On the healthcare side, this is simply an excuse for the medical industrial complex to get its blood suckers into the huge military budgets, for the VA system is vastly more efficient than private sector providers.
Government health care is often characterized as wasteful and inefficient. But here too the VA’s experience suggests otherwise. In 2007, the nonpartisan Congressional Budget Office (CBO) released a report that concluded that the VA is doing a much better job of controlling health care costs than the private sector. After adjusting for a changing case mix as younger veterans return from Iraq and Afghanistan, the CBO calculated that the VA’s average health care cost per enrollee grew by roughly 1.7% from 1999 to 2005, an annual growth rate of 0.3%. During the same time period, Medicare’s per capita costs grew by 29.4 %, an annual growth rate of 4.4 %. In the private insurance market, premiums for family coverage jumped by more than 70%, according to the Kaiser Family Foundation.
The VA delivers high quality medical care at a more favorable cost than the private sector, meaning veterans will get a double whammy if the privatizers succeed: lower health care allotments by virtue of spending reductions, with the impact made more severe by the use of vouchers rather than relying on the established, effective VA system.
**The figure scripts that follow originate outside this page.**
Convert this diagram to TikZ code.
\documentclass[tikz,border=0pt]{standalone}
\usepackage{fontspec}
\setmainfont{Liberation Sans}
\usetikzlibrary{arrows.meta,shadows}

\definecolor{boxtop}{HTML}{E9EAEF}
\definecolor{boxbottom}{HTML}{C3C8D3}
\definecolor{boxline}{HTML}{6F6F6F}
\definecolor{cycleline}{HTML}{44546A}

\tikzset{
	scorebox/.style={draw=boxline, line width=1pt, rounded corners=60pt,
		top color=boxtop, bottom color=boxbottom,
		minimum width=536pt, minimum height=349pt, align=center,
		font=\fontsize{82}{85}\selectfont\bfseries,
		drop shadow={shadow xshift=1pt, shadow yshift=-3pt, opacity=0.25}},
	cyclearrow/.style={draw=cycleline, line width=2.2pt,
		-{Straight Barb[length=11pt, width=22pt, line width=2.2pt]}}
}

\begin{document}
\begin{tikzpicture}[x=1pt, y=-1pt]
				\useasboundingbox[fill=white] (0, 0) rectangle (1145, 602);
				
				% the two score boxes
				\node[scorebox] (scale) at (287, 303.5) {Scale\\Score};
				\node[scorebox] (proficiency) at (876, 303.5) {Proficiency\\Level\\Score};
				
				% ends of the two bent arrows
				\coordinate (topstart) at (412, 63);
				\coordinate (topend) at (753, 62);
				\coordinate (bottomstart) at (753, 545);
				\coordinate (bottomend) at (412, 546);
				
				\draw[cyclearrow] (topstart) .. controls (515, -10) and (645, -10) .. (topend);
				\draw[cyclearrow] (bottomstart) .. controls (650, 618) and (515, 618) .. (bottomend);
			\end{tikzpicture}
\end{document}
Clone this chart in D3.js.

The national average pump price of regular gasoline fell 9.2 cents a gallon last week to $3.248 a gallon today, the lowest price since December 2011. Prices have fallen each day this month and are down 16% since mid-September. Missouri posts the lowest average price in the country at $2.955. Hawaii has the nation’s highest price at $3.979. All 50 states have gas below $4 for the first time this year.

Declining oil prices, coupled with a series of encouraging economic figures, have helped ease prices at the pump for American drivers in time for the busy holiday season. This year saw seasonal anomalies brought on by hurricanes, refinery outages and geopolitical issues. The Christmas miracle of cheap gasoline, however, was anticipated by the U.S. Energy Department early last month, suggesting it’s no miracle at all.


Factory output in the United States remains below rates from early this year, though November figures suggest there's been a sharp increase as the east coast recovers from Hurricane Sandy. The Federal Reserve said the manufacturing sector saw its biggest gain in about a year with a 1.1 increase in November. While characterized as modest, the U.S. Labor Department said the consumer price index dropped 0.3 percent.


The SEC has approved plans for JPMorgan Chase to offer the first US exchange-traded fund backed by physical copper. BlackRock and ETF Securities Ltd. also have said they plan to start physically backed ETFs for industrial metals in the US. Some industrial users of copper are concerned because they fear the ETFs will disrupt the market. The SEC dismissed worries that the ETFs would result in all available copper being scooped up and warehoused, pushing civilization back into the Stone Age.

Private-equity firm Cerberus Capital Management LP said it is seeking to sell the company that manufactures a gun used in last week’s shooting at Sandy Hook Elementary School in Newtown, Conn. “We have determined to immediately engage in a formal process to sell our investment in Freedom Group…We believe that this decision allows us to meet our obligations to the investors whose interests we are entrusted to protect without being drawn into the national debate that is more properly pursued by those with the formal charter and public responsibility to do so,” No official word on the asking price, but there is speculation that it could sell for as little as 30 pieces of silver.